Records with drawing code
————————
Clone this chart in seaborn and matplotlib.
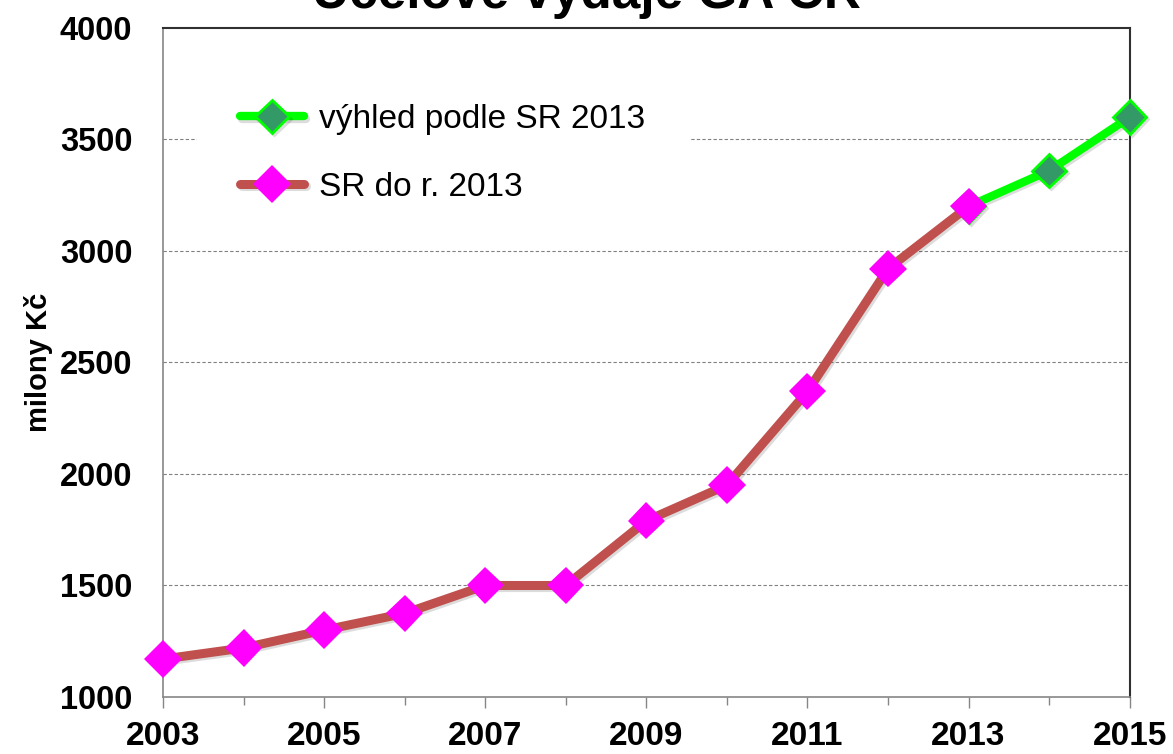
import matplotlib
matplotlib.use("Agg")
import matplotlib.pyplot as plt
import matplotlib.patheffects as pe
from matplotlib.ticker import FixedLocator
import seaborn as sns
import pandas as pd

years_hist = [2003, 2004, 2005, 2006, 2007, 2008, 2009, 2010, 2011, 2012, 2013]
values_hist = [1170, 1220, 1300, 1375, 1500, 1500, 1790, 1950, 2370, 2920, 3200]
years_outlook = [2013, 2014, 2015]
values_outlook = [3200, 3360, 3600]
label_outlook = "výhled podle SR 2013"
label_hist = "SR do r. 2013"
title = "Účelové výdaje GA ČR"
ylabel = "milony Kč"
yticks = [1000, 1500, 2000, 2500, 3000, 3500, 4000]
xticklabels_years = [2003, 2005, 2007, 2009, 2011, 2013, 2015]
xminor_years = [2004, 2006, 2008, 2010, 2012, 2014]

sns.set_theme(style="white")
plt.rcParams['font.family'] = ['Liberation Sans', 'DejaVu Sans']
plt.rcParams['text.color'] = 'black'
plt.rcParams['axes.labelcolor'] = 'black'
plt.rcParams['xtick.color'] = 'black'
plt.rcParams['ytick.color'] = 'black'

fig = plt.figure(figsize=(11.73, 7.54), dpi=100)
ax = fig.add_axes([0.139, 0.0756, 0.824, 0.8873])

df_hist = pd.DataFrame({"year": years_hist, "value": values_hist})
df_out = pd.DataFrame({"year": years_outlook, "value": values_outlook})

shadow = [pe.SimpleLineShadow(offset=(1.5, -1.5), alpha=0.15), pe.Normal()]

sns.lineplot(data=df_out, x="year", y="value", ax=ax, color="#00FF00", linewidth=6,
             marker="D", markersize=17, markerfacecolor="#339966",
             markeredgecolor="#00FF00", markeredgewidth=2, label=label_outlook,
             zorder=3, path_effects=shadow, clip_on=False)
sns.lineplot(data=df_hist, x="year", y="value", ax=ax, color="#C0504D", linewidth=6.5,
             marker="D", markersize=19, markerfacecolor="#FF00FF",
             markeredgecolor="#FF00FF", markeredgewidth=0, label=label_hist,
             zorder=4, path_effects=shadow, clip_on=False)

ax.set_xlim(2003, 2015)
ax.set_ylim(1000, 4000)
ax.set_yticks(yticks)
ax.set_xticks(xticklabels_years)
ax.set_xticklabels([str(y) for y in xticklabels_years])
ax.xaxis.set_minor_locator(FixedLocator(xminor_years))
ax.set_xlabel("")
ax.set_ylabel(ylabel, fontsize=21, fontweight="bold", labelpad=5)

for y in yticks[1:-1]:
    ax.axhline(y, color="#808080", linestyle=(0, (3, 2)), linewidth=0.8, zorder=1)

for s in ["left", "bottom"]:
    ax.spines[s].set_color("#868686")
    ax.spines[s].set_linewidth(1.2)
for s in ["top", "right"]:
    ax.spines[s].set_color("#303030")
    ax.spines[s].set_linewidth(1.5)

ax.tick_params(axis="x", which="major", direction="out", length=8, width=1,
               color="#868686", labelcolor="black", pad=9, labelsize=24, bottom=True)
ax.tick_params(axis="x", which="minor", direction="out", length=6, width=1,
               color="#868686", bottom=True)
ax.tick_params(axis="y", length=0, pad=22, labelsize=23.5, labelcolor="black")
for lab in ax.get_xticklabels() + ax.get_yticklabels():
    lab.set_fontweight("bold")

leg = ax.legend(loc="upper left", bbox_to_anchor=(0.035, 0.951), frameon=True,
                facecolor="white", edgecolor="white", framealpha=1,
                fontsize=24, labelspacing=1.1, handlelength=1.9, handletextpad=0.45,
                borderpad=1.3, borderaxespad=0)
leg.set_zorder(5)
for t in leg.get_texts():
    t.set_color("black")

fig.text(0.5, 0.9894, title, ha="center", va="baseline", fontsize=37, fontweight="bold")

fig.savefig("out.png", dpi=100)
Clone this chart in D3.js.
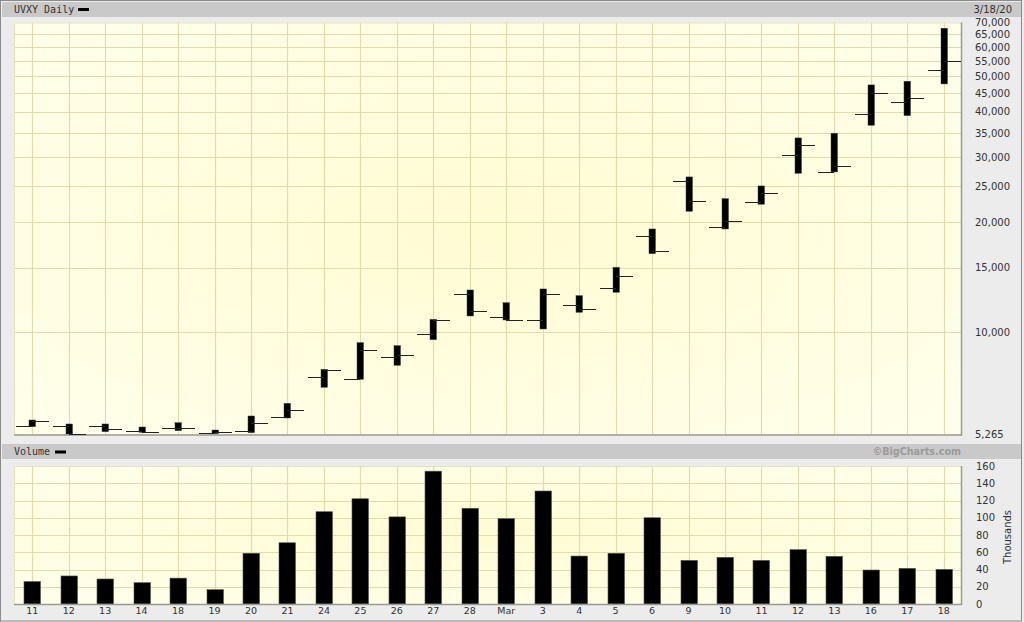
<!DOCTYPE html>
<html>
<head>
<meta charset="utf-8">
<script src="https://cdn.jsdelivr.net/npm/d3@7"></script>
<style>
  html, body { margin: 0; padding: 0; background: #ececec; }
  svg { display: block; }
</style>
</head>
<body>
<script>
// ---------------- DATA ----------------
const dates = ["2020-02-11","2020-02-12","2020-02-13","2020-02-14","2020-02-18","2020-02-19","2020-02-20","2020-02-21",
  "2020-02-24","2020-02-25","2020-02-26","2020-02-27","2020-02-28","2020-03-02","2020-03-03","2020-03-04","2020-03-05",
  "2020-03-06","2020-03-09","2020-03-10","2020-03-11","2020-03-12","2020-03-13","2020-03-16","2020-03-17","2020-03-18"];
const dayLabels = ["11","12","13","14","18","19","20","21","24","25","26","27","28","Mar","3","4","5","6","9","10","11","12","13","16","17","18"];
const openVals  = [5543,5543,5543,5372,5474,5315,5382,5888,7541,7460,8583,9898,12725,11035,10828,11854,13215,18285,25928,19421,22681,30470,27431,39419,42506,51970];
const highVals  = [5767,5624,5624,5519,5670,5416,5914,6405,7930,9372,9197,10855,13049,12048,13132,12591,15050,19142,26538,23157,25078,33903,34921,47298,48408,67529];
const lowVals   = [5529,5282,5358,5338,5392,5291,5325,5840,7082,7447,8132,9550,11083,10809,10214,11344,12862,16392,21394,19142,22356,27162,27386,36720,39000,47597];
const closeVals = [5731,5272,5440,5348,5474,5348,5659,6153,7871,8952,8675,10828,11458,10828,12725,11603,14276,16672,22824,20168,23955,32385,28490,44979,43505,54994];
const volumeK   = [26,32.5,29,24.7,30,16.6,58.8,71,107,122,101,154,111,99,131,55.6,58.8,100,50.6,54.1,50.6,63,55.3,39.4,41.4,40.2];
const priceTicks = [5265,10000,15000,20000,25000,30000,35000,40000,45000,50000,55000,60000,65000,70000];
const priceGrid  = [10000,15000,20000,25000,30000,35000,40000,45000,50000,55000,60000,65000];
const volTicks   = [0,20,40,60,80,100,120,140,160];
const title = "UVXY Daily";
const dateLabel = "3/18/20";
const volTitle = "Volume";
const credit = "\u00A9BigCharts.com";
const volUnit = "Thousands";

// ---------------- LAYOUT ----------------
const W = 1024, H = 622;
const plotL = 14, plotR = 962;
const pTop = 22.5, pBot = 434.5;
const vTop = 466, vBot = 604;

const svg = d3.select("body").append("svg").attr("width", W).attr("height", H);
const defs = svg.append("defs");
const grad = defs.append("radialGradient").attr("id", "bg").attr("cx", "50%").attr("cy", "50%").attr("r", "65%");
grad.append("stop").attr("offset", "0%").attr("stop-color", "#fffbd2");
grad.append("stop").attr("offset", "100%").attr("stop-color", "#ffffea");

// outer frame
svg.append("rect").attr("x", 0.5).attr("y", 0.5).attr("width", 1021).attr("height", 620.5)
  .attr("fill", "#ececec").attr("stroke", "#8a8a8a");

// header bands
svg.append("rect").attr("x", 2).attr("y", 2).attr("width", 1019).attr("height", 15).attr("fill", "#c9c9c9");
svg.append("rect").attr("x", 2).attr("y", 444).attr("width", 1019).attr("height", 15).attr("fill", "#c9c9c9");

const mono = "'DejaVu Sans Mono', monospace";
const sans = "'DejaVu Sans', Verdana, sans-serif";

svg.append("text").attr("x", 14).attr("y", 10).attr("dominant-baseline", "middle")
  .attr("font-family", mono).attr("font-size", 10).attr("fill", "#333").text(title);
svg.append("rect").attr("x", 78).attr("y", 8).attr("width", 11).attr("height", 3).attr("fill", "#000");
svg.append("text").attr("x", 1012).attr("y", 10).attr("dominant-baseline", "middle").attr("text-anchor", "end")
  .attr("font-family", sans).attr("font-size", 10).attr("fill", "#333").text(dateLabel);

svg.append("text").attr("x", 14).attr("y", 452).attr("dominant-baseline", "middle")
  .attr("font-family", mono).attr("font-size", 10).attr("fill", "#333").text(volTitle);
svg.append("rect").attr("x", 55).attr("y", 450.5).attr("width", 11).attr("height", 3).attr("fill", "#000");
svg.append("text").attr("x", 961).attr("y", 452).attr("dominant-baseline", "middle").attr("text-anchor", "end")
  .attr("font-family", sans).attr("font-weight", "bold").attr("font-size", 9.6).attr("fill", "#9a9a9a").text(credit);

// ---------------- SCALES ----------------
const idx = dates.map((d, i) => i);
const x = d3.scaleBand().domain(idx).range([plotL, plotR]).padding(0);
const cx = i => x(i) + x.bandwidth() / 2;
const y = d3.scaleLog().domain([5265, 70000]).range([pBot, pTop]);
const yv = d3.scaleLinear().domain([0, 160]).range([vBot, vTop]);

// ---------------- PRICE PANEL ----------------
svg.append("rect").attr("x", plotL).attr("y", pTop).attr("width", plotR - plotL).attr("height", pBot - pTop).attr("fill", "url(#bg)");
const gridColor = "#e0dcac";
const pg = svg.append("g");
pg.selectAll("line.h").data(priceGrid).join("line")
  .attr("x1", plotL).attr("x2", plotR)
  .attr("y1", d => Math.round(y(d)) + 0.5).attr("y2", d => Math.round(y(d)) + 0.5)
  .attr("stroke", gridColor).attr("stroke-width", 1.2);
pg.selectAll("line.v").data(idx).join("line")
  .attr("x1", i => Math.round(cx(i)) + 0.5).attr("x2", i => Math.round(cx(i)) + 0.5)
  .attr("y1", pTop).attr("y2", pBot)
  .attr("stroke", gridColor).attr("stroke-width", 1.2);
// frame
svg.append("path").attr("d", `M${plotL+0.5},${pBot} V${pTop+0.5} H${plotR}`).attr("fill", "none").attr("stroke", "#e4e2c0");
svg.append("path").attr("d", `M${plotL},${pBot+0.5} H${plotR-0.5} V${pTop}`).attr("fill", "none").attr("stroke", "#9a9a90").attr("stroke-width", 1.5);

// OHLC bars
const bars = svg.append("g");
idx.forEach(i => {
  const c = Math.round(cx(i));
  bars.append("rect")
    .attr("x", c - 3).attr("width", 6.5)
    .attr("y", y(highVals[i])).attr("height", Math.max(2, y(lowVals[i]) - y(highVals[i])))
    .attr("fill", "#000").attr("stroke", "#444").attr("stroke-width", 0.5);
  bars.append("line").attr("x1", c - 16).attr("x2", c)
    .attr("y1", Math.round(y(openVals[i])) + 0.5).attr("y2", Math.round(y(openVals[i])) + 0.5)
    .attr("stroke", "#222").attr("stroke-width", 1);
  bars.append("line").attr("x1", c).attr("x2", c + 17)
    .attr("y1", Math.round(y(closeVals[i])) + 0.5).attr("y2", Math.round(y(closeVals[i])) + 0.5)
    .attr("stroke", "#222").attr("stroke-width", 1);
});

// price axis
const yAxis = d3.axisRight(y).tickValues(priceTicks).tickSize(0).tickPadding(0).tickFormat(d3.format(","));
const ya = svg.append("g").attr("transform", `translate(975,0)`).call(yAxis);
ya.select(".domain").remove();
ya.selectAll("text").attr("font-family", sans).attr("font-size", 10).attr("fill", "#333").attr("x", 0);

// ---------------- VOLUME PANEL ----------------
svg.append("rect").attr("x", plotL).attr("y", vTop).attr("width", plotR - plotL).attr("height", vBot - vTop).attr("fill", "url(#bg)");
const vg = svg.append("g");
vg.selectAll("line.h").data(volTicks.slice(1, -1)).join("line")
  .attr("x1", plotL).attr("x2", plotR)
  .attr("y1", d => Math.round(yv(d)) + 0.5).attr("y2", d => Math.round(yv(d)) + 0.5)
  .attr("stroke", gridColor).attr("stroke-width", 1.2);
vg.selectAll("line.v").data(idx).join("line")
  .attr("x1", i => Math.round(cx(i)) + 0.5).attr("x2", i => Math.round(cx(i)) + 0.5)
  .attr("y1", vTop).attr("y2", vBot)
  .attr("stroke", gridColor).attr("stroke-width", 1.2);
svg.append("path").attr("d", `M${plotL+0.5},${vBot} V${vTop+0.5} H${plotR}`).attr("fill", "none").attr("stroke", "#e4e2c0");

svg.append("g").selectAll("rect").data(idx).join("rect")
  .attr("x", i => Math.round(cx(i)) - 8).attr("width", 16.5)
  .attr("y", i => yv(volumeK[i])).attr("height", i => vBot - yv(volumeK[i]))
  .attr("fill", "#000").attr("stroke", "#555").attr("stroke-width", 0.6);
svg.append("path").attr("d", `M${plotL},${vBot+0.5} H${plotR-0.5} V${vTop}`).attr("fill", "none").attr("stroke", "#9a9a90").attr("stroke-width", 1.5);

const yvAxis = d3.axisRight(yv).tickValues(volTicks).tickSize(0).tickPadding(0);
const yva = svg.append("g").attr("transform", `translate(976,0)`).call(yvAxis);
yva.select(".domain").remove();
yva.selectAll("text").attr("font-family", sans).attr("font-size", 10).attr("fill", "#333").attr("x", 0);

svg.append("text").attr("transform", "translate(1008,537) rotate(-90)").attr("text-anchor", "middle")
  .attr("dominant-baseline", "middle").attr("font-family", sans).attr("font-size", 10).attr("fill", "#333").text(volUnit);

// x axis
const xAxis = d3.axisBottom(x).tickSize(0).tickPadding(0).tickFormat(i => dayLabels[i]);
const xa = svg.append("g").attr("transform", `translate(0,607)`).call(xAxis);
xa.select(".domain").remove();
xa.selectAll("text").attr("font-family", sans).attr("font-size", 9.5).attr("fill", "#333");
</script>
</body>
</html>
————————
— Set problem —
Repeat the records above exactly, from the first line through the line containing "import pandas as pd", and leave out the pictures.

— Reply to the exercise —
Clone this chart in seaborn and matplotlib.
import matplotlib
matplotlib.use("Agg")
import matplotlib.pyplot as plt
import matplotlib.patheffects as pe
from matplotlib.ticker import FixedLocator
import seaborn as sns
import pandas as pd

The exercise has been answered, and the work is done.